Aim:
Say how many lines hold the string "image", and nothing more.

Stored items from a collection
========================================================================
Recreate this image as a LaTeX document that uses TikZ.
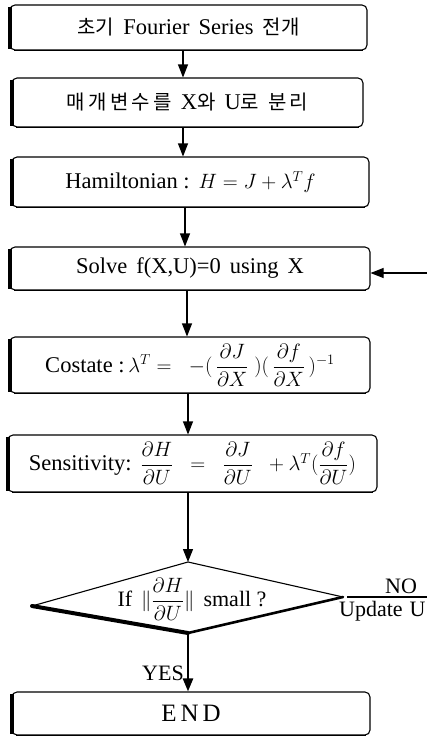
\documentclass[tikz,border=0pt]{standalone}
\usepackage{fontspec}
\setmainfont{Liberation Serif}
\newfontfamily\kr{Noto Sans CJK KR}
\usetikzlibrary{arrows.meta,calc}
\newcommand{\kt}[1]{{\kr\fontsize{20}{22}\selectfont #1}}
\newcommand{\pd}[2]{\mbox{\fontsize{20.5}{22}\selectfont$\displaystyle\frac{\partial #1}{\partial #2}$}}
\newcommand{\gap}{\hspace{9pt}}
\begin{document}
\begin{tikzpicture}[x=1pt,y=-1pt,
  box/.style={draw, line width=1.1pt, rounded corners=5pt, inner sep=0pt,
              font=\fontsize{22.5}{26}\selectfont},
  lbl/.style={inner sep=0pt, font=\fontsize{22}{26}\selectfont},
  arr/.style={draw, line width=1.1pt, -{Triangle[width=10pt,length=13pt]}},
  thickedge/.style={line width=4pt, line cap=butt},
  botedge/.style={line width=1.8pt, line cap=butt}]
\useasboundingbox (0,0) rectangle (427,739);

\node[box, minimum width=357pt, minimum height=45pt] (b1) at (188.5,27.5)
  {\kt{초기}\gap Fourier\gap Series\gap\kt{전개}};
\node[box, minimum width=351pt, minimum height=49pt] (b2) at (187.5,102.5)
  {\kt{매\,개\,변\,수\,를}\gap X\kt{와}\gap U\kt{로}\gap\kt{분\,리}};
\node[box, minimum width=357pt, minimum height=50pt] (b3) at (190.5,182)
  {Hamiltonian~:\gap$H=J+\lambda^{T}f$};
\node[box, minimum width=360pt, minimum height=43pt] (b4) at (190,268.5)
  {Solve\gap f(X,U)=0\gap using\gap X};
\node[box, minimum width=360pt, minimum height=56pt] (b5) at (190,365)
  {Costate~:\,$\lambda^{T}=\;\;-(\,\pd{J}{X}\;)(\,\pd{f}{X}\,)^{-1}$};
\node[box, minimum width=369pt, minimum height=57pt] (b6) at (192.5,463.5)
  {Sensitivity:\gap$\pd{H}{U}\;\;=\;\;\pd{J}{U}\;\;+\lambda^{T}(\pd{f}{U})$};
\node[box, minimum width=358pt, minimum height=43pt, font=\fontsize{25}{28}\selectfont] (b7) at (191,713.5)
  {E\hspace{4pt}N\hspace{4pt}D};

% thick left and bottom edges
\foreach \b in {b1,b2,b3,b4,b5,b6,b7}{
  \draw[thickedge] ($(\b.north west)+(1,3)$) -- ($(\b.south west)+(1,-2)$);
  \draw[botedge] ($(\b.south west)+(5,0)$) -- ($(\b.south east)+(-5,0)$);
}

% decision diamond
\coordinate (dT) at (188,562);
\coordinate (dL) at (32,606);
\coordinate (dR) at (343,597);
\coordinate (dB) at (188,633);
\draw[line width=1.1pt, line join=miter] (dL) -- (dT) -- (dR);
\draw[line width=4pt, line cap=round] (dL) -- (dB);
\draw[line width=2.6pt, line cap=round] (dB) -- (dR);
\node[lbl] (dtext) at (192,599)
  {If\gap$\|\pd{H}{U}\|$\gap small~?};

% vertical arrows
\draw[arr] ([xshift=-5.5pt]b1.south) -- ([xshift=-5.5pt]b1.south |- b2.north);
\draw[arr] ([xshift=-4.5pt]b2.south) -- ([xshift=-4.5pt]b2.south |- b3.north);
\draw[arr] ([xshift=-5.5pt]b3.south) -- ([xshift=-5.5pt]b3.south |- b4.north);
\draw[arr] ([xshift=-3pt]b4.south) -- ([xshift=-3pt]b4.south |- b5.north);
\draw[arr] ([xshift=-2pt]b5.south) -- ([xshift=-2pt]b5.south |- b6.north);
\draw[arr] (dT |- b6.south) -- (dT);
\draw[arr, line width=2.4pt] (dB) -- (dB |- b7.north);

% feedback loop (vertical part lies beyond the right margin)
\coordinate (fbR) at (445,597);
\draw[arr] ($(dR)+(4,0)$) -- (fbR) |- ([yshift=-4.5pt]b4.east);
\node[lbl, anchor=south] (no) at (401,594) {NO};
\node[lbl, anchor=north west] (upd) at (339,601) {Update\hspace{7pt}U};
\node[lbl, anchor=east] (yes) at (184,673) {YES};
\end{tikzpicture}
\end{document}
========================================================================
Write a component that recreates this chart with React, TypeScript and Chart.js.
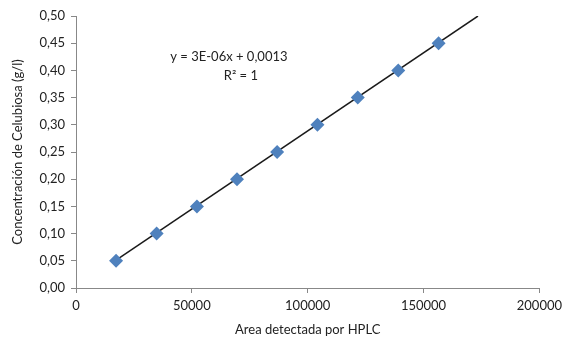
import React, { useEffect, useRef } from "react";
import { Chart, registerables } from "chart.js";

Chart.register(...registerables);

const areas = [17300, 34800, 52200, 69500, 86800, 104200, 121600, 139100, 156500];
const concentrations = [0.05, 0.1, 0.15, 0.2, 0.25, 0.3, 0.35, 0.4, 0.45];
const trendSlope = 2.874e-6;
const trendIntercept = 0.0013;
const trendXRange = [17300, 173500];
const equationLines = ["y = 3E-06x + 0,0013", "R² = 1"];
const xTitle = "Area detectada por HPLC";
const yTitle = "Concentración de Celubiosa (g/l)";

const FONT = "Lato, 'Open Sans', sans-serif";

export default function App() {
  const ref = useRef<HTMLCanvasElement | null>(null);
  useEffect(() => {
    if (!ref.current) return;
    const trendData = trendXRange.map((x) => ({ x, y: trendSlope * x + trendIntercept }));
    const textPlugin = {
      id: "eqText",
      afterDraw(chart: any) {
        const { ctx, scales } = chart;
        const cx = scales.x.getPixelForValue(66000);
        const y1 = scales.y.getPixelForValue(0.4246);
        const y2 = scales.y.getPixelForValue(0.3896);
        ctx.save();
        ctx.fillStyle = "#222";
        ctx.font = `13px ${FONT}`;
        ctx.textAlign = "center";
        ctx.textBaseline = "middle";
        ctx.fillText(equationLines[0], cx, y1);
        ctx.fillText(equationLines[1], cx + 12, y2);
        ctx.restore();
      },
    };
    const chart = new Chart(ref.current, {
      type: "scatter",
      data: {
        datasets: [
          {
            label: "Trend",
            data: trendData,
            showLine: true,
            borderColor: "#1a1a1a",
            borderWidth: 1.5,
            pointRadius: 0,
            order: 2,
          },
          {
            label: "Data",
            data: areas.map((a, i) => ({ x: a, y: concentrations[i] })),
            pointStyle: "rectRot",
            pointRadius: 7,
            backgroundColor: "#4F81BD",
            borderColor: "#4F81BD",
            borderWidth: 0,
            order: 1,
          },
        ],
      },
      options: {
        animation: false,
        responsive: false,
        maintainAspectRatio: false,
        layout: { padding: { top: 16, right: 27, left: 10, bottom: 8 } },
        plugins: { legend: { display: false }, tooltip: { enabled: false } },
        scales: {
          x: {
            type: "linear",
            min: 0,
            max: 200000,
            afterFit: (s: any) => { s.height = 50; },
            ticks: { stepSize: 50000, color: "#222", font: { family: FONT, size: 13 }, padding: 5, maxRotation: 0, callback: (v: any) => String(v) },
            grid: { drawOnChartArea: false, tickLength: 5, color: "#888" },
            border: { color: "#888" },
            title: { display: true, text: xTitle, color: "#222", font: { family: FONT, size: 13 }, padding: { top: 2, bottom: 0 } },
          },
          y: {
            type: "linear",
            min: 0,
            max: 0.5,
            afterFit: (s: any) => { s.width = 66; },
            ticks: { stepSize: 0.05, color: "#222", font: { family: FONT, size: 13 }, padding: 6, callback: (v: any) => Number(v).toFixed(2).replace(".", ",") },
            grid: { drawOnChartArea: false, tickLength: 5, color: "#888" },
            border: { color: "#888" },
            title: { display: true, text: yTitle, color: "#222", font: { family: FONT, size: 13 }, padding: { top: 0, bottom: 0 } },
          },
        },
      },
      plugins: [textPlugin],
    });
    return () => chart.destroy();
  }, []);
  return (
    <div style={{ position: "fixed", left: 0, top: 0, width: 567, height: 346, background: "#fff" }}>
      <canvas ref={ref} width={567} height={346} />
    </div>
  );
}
========================================================================
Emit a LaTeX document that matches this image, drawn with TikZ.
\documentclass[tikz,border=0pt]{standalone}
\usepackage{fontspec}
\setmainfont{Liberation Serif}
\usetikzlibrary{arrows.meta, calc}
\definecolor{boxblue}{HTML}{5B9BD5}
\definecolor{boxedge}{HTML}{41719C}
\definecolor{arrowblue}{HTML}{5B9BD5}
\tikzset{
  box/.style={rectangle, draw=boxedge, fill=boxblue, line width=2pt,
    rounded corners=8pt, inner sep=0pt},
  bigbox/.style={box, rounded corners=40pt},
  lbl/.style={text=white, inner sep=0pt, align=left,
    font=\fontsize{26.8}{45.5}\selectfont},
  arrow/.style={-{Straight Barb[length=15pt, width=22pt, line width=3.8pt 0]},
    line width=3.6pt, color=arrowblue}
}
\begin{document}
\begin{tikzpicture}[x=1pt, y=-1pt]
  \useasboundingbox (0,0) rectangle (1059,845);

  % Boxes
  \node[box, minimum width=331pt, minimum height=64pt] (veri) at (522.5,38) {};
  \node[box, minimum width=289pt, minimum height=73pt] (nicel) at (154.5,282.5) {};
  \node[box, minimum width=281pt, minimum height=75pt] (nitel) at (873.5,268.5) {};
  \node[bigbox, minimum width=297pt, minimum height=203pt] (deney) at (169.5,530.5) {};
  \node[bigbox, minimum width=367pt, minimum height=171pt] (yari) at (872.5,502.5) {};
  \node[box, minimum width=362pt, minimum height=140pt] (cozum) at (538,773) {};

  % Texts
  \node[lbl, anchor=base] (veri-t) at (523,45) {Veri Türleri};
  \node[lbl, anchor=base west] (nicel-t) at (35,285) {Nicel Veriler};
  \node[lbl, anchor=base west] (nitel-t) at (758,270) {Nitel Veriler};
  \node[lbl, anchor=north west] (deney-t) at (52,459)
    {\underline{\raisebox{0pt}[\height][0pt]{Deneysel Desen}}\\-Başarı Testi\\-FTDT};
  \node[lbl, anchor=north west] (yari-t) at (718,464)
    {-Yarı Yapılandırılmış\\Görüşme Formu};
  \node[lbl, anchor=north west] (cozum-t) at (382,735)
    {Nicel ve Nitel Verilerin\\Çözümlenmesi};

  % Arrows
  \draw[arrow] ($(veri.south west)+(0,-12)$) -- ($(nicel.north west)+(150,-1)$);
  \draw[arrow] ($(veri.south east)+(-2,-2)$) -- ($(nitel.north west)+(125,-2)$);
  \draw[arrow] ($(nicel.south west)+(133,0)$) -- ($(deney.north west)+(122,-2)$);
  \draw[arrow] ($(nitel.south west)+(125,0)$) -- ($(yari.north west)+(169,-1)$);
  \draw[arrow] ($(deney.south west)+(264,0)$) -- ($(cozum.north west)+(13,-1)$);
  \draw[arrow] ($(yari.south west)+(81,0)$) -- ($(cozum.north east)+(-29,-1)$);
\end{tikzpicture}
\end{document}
========================================================================
Task output:
2